3 unsheltered people have died on Provo streets this winter. Could a shelter prevent deaths?
PROVO, Utah — Heather Hogue has difficulty sleeping at night, especially when temperatures begin to near 20 degrees.
Hogue is a part of the Mountainland Continuum of Care, a coalition of organizations in Wasatch, Summit and Utah counties focused on addressing homelessness. As a continuum, the group works to coordinate their efforts and pool resources to better understand the gaps in homeless services.
Each year as winter arrives, Hogue awaits the inevitable. The frigid weather and freezing temperatures pose an increased risk to people who are experiencing homelessness with the possibility of developing fatal cases of hypothermia or frostbite.
With no homeless shelter in the Provo area and city zoning rules prohibiting one, there are few options for the unsheltered.
“We utilize hotels and motels for short, short-term emergency shelter. We ramp that up during the winter time,” explained Hogue, Continuum of Care project coordinator with United Way of Utah County.
“Is that sufficient? No, it’s not. It’s not sufficient. But it does serve as a backup. A triage for people especially in the wintertime when we’re worried about the temperatures killing people. There’s no reason for people to freeze to death on the streets, and we see it every week, every winter,” she said.
At least three unsheltered people have died on Provo’s streets this winter, said Hogue. Provo police have confirmed the three deaths with the first of the winter season occurring in October. The cause of each death has not yet been determined by the medical examiner, police said.
“All of them especially vulnerable, all three of them chronically homeless. All three of them have survived many, many winters in Provo, but for some reason did not this time. And you never know, you never quite know what to do about that. It’s a hard line,” Hogue said.
Despite deaths occurring every year in the approximately 15 years she’s worked in homeless services, the three recent deaths surprised Hogue.
“You lose sleep over it. What can be done differently? And sometimes the answer is I don’t know. Would they have been too vulnerable to help themselves to get to a shelter if we had one? Would we have had that capacity for people?” she asked.
The questions demonstrate the difficult conversations and complexity surrounding homelessness, especially in counties outside of Salt Lake County. Limited resources, city zoning rules, staffing and funding shortages are among the barriers faced in both urban and rural areas.
A homeless shelter would have to either be low barrier, meaning anyone can access the shelter despite a criminal record or substance use, or high barrier which comes with prerequisites. While high-barrier shelters are often more “palatable” to neighborhoods, it can be difficult to fund them.

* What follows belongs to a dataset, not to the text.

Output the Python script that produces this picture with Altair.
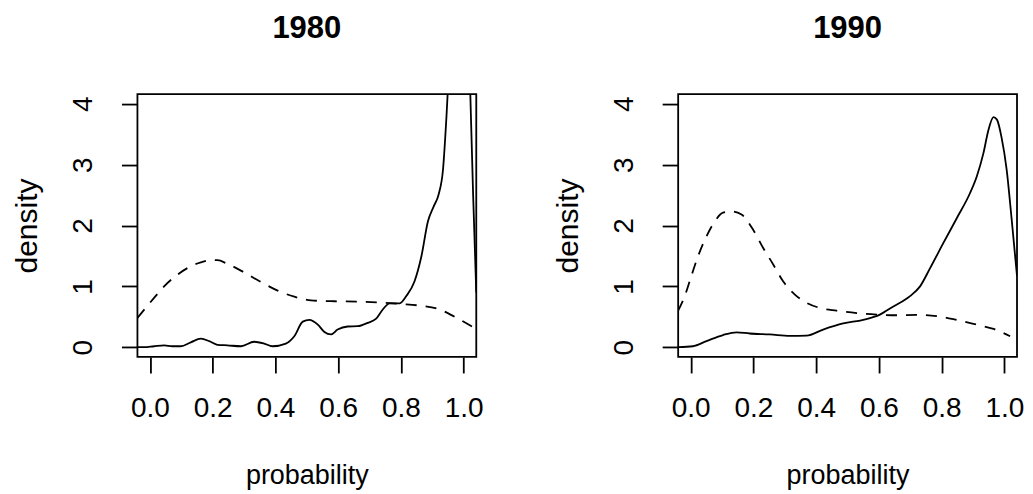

While Hogue says she’d love to see an emergency shelter built in the Provo area and “would be out there with my hammer,” staffing that homeless shelter provides another barrier.
“We cannot pay what the for-profit world pays. As a nonprofit, we are losing staff statewide to better jobs. Why work for $16 an hour as a case manager with a population that is high needs when you can make $19 at In-N-Out. You go home and smell like beef every day, but you don’t worry that your clients are going to die at night,” she said.
All of them especially vulnerable, all three of them chronically homeless. All three of them have survived many, many winters in Provo but for some reason did not this time. And you never know, you never quite know what to do about that. It’s a hard line — Heather Hogue, project coordinator with United Way of Utah County
“Housing solves homelessness, like bottom line housing solves homelessness. Supports have to be in place. … You can’t give somebody a place to live and naturally expect that they’re going to get over their barriers that lead to homelessness. But support without housing is not enough,” Hogue said. “We absolutely need this money to come through.”
But even with additional housing, Pastor Justin Banks of the Genesis Project anticipates there will always be a need.
“There are a lot of homeless as well as low-income people struggling here in this area. They’re actually everywhere. You know, they’re everywhere in every city, every town has people that struggle,” he said.
The Genesis Project, a small nondenominational church, has been operating “movie nights” for nearly seven years to meet the immediate need in freezing temperatures. The movie nights can only operate when temperatures are below freezing and often just twice a week due to limited funding, Pastor Banks said.
Despite limitations, the church and its volunteers work to deliver meals or provide supplies to the unsheltered.
“If we can keep people dry, we can keep them alive,” he said. “We just do what’s in front of us. We love everybody, and hopefully, we can save some. That’s our goal.”